Aux termes de l’article L. 2211-1 du code général de la propriété des personnes publiques, les « biens immobiliers à usage de bureaux, à l’exclusion de ceux formant un ensemble indivisible avec des biens immobiliers appartenant au domaine public », sont présumés appartenir au domaine privé des collectivités publiques qui en sont propriétaires.
Simple et claire de prime abord, cette présomption est souvent d’application délicate, en particulier s’agissant d’immeubles dont les usages ont pu évoluer ou qui sont situés dans un immeuble dont le régime juridique est incompatible avec celui de la domanialité publique, cette dernière hypothèse tendant à se faire plus fréquente avec la participation croissante de collectivités publiques à des opérations immobilières ou d’aménagement complexes (de type « ville durable »).
La décision du Conseil d’État n° 430192 du 23 janvier 2020 illustre les difficultés de mise en œuvre ce texte et fournit quelques éclaircissements utiles.
Saisi d’une affaire relative à la vente, par une commune, d’un immeuble ayant successivement accueilli les services municipaux puis des associations, le Conseil d’État, sans surprise, écarte toute idée d’affectation à l’usage direct du public.
L’accueil du public ne caractérise à lui seul pas l’existence d’un aménagement indispensable
En premier ressort, le Tribunal administratif de Melun avait retenu la domanialité publique des locaux en cause au motif « qu’ils étaient occupés par des services municipaux et qu’ils avaient fait l’objet d’un aménagement indispensable à l’exécution, par ces services, de leurs missions de service public du fait de l’installation d’un point d’accueil et d’orientation ».
Pour le Conseil d’État, au contraire, « ce point d’accueil et d’orientation avait pour seul objet l’accueil téléphonique ainsi que l’information et l’orientation des personnes reçues dans les bureaux. En le regardant comme un aménagement indispensable à l’exécution des missions des services municipaux de la culture, du sport et de la petite enfance installés dans les lots en cause, de nature à retirer à ceux-ci leur caractère de biens immobiliers à usage de bureaux exclus du régime de la domanialité publique par les dispositions précitées de l’article L. 2211-1 du Code général de la propriété des personnes publiques, le tribunal administratif a inexactement qualifié les faits qui lui étaient soumis ».

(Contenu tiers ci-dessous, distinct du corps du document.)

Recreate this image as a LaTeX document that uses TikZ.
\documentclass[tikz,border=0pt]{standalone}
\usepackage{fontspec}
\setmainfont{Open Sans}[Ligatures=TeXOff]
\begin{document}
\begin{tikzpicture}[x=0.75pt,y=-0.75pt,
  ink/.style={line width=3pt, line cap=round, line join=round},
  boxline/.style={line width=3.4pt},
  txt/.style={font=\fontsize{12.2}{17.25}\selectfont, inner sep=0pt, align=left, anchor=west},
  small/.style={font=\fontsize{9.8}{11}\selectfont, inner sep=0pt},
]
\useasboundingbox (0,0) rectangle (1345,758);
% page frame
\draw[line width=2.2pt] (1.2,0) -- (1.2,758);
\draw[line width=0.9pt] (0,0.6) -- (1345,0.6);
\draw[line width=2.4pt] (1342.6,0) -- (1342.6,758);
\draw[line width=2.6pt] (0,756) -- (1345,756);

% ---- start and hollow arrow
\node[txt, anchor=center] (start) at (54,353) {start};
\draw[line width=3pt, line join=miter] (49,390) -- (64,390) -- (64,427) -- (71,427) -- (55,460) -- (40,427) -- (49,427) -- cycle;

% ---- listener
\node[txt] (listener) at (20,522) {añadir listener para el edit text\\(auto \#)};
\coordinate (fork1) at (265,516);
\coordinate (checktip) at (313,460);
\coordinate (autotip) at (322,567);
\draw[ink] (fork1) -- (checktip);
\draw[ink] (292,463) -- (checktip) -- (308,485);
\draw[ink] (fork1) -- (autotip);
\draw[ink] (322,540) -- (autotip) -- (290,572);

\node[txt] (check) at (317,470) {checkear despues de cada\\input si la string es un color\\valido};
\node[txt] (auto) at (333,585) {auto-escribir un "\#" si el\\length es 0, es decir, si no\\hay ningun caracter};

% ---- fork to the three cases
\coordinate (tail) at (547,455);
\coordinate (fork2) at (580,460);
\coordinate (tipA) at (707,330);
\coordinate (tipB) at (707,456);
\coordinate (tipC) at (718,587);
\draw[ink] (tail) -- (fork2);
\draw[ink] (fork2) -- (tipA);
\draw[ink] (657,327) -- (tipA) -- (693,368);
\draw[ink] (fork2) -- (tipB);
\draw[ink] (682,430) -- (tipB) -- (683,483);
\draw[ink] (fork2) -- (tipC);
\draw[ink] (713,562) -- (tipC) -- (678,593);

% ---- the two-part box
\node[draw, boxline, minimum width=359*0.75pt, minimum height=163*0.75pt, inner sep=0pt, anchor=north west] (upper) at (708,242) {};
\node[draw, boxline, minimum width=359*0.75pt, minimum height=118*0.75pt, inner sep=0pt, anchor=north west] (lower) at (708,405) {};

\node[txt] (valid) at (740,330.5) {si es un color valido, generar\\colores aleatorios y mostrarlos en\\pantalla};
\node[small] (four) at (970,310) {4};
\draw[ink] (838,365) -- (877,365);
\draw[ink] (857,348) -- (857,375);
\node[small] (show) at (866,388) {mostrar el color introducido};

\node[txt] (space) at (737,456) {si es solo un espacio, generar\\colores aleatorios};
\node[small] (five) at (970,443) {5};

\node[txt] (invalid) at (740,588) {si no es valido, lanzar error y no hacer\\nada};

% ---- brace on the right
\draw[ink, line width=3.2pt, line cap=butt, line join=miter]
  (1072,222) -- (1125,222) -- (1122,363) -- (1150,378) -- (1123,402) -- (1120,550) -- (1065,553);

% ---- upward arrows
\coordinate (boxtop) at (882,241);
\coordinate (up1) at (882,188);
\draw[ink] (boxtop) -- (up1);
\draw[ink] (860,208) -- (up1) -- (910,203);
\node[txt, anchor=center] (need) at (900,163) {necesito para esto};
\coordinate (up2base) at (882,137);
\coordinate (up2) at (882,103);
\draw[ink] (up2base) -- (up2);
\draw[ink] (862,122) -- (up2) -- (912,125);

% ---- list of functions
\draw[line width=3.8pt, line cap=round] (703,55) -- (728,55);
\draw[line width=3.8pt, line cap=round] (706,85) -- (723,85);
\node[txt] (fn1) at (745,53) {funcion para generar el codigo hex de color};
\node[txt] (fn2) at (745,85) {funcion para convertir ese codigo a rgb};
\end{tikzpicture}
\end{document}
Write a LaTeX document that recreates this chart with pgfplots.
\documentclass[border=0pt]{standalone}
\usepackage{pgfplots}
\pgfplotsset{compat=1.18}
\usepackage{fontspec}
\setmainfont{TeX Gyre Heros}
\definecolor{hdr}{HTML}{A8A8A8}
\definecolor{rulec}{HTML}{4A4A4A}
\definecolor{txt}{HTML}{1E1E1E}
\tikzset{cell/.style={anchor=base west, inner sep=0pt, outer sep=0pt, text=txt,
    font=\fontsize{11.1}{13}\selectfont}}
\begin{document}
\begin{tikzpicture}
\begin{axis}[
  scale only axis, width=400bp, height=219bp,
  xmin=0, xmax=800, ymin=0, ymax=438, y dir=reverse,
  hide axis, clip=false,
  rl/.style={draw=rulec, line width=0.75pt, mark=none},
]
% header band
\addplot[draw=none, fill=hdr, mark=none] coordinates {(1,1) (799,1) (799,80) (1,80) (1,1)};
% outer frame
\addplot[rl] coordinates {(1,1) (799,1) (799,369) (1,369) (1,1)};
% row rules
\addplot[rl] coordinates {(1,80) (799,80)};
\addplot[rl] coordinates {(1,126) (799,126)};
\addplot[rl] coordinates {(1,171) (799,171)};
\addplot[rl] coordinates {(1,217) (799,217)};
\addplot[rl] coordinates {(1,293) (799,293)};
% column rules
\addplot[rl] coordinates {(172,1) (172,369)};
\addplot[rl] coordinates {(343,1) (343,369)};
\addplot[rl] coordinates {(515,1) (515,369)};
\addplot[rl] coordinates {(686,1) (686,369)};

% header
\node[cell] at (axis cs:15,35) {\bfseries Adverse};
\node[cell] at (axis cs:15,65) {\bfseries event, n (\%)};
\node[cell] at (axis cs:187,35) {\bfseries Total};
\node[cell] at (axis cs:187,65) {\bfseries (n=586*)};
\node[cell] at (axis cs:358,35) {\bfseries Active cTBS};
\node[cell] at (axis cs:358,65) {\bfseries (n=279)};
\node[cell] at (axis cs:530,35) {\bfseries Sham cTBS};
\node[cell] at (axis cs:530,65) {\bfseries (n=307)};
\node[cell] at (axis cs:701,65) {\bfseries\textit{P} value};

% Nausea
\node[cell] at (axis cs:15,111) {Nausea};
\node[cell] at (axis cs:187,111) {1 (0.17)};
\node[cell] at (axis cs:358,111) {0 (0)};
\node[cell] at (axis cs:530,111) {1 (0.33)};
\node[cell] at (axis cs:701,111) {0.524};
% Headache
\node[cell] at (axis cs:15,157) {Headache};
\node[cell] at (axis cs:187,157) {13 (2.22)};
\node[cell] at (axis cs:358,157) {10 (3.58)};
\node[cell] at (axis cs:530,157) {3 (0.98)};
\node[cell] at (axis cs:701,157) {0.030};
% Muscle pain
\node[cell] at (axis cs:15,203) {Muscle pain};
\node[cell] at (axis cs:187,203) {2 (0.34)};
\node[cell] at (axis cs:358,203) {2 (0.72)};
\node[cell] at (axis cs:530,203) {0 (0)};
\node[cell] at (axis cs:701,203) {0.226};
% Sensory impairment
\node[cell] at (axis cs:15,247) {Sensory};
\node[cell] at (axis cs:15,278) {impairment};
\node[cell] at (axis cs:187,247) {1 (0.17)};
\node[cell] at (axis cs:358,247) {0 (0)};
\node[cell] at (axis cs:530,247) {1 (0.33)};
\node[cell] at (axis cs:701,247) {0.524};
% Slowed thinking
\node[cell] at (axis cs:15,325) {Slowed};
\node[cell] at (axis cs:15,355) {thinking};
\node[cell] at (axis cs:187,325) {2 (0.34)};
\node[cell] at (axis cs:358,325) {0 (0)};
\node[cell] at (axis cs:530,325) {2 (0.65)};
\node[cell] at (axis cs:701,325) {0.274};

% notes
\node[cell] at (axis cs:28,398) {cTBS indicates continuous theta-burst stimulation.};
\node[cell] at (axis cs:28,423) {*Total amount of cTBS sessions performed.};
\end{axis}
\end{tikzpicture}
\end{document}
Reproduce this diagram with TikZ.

En d’autres termes, des bureaux administratifs relèvent du domaine privé, alors même qu’ils sont destinés à recevoir du public.
Domanialité et association syndicale libre: l’incompatibilité
Plus intéressant encore, le Conseil d’État précise le régime des immeubles acquis par une personne publique dans un immeuble inclus dans le périmètre d’une association foncière urbaine libre.
Motif pris qu’en application de l’article L. 322-9 du code de l’urbanisme, « les créances de toutes natures exigibles d’une association foncière urbaine à l’encontre d’un associé, qu’il s’agisse de provisions ou de paiements définitifs, sont garanties par une hypothèque légale sur les immeubles de l’associé compris dans le périmètre de l’association », le Conseil d’État juge :
« le régime des associations foncières urbaines libres est incompatible avec celui de la domanialité publique, notamment avec le principe d’inaliénabilité. Par suite, des locaux acquis par une personne publique dans un immeuble inclus dans le périmètre d’une association foncière urbaine libre, fût-ce pour les besoins d’un service public, ne peuvent constituer des dépendances de son domaine public ».
Cette solution, fermement établie de longue date en ce qui concerne les immeubles des personnes publiques soumis au régime de la copropriété, doit à l’évidence être étendue aux associations syndicales libres (ASL).